I manually made a payment of £10, the process was as simple as you get, and was immediately credited to my account, no hanging around, no telephone authorisation steps, etc.

Resizing the server

I decided to upgrade the server to 2GB of RAM, so I could test a dual core machine with 4GB of RAM. I had to shutdown the server before resizing it, but the process itself was immediate. In the future it would be good if you could specify the new size, then trigged an automatic reboot to enable the resizing.

On reboot, I realised I had lost the root password (silly mistake by me!), and there’s no “System Recovery” option, just a VNC console. So I opened the console, rebooted the server, and used grub to enter single user mode, which asked for a root password… I’m sure there’s a way around this, but it escapes my memory for now, so I simply deleted that server and build a second one.
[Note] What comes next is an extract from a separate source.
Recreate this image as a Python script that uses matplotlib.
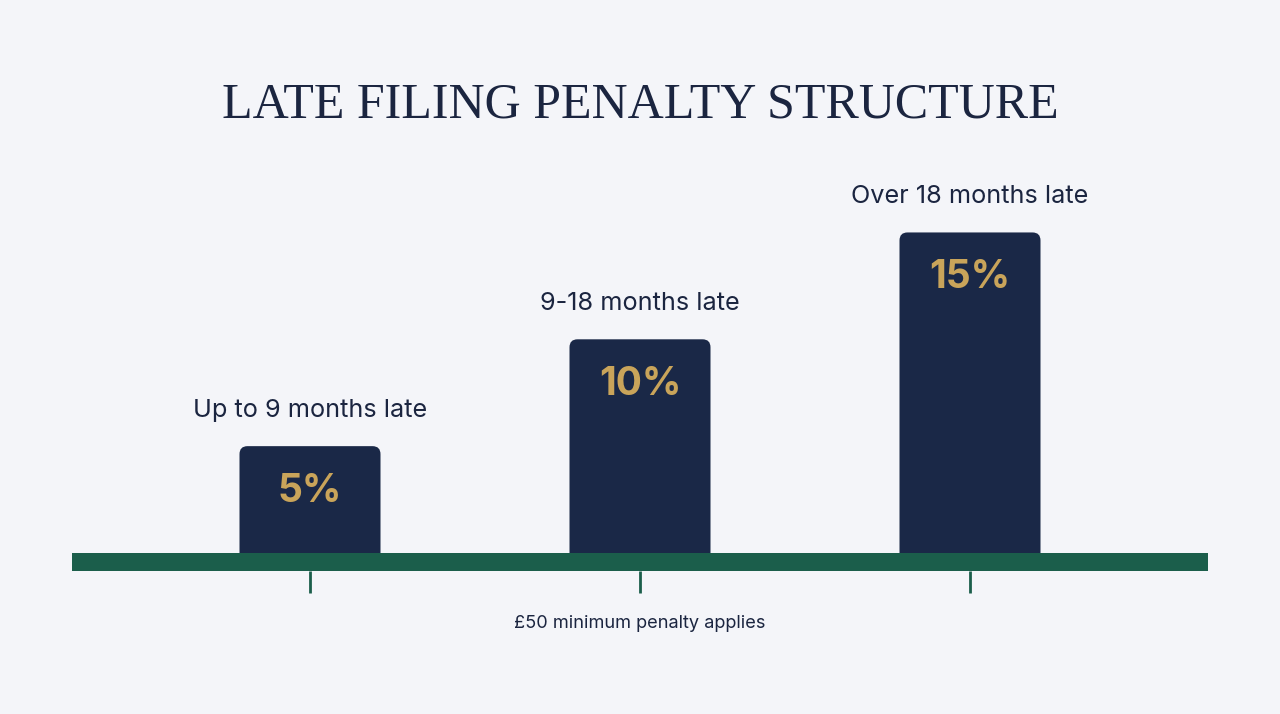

The new larger server came up straight away, I re-installed MariaDB, Nginx, and WordPress as before, and re-ran the blitz test. CPU usage was still 100% after about 50 users, but the response time remained under my defined limit of 5 seconds throughout the test, and no errors were created, a significant improvement over the shared processor server, and a very good result for uncached and untuned WordPress in general!

I then re-installed Varnish, and tested 100 – 500 users over 60 seconds, and was impressed with the network throughput, with no errors and an average response time of 97ms. While that server would be relatively expensive at £53 a month plus bandwidth charges, the performance was very good when compared to a lot of the other cloud providers I’ve tried out.

Conclusion

There’s lots more to picking an IaaS provider than a few quick benchmarks (resilience, on going support, distributed data centers, price, and so on, all come to mind), but I like the fact that Upcloud are taking a different approach of mixing the open-source KVM hypervisor with high-end equipment (the Infinband connects are not going to be cheap).

It may not be the approach for everyone, and it’s not what Amazon are doing, but there’s nothing wrong with looking at things differently, especially if you’re much smaller than your main competition.